*Required work:*
Check each line of the records below for the word "this" and copy those where it appears.

*Entries with chart source code:*
········

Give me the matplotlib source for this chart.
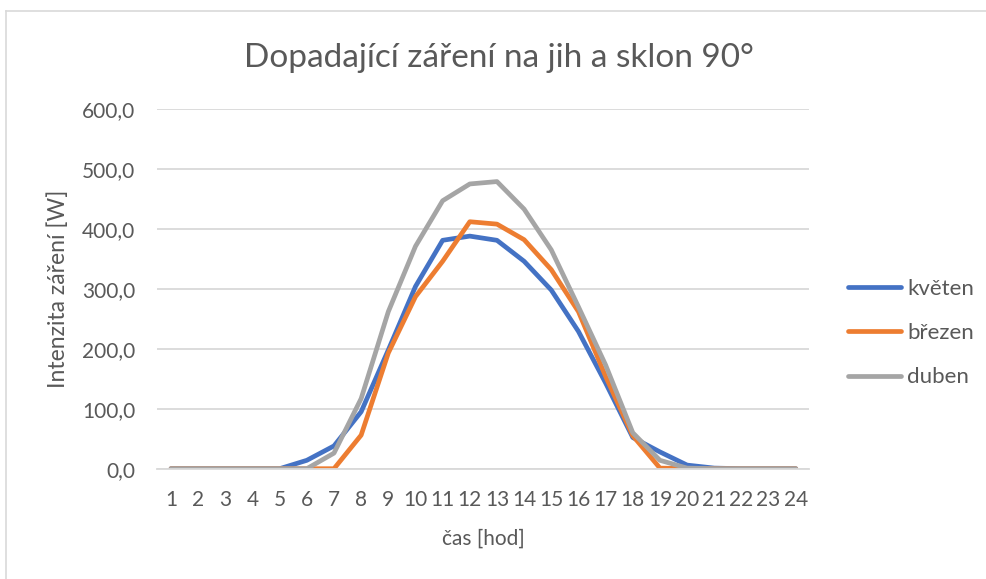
import matplotlib
matplotlib.use("Agg")
import matplotlib.pyplot as plt
from matplotlib.lines import Line2D
from matplotlib.ticker import FuncFormatter

plt.rcParams['font.family'] = ['Lato', 'DejaVu Sans']

hours = list(range(1, 25))
kveten = [0, 0, 0, 0, 0, 14, 38, 95, 198, 304, 381, 388, 381, 346, 298, 229, 143, 52, 28, 6, 1, 0, 0, 0]
brezen = [0, 0, 0, 0, 0, 0, 0, 56, 193, 287, 346, 412, 408, 382, 332, 262, 154, 55, 1, 0, 0, 0, 0, 0]
duben = [0, 0, 0, 0, 0, 0, 26, 117, 262, 371, 447, 475, 479, 433, 365, 270, 173, 60, 14, 1, 0, 0, 0, 0]

series = [("květen", kveten, "#4472C4"), ("březen", brezen, "#ED7D31"), ("duben", duben, "#A5A5A5")]
txt = "#595959"

fig = plt.figure(figsize=(9.87, 5.79), dpi=100)
ax = fig.add_axes([0.1595, 0.1905, 0.6605, 0.6212])

for name, vals, col in series:
    ax.plot(hours, vals, color=col, lw=3.4, label=name, solid_capstyle="round", solid_joinstyle="round")

ax.set_xlim(0.5, 24.5)
ax.set_ylim(0, 600)
ax.set_yticks(range(0, 601, 100))
ax.set_xticks(hours)
ax.yaxis.set_major_formatter(FuncFormatter(lambda v, p: f"{v:.1f}".replace(".", ",")))
ax.grid(axis="y", color="#d9d9d9", lw=1.3)
ax.set_axisbelow(True)
for s in ["top", "right", "left"]:
    ax.spines[s].set_visible(False)
ax.spines["bottom"].set_color("#d9d9d9")
ax.spines["bottom"].set_linewidth(1.3)
ax.tick_params(axis="both", length=0, labelsize=15, labelcolor=txt)
ax.tick_params(axis="x", pad=15)
ax.tick_params(axis="y", pad=16)

ax.set_xlabel("čas [hod]", fontsize=15, color=txt, labelpad=14)
ax.set_ylabel("Intenzita záření [W]", fontsize=16.5, color=txt, labelpad=9)
fig.text(0.5055, 0.9, "Dopadající záření na jih a sklon 90°", fontsize=24, color=txt, ha="center", va="center")

leg = fig.legend(loc="center left", bbox_to_anchor=(848 / 987, 1 - 333 / 579), frameon=False,
                 borderpad=0, borderaxespad=0,
                 fontsize=16, labelcolor=txt, handlelength=2.4, handletextpad=0.25, labelspacing=1.1)

fig.add_artist(Line2D([6 / 987, 1], [1 - 11 / 579, 1 - 11 / 579], color="#d9d9d9", lw=1.2, transform=fig.transFigure))
fig.add_artist(Line2D([6 / 987, 6 / 987], [0, 1 - 11 / 579], color="#d9d9d9", lw=1.2, transform=fig.transFigure))

fig.savefig("out.png", dpi=100)
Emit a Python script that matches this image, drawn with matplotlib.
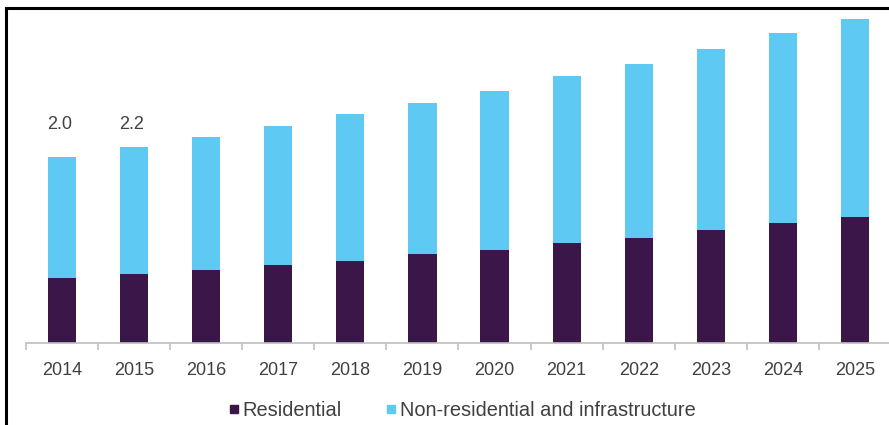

········

*Complete response:*
Give me the matplotlib source for this chart.
Emit a Python script that matches this image, drawn with matplotlib.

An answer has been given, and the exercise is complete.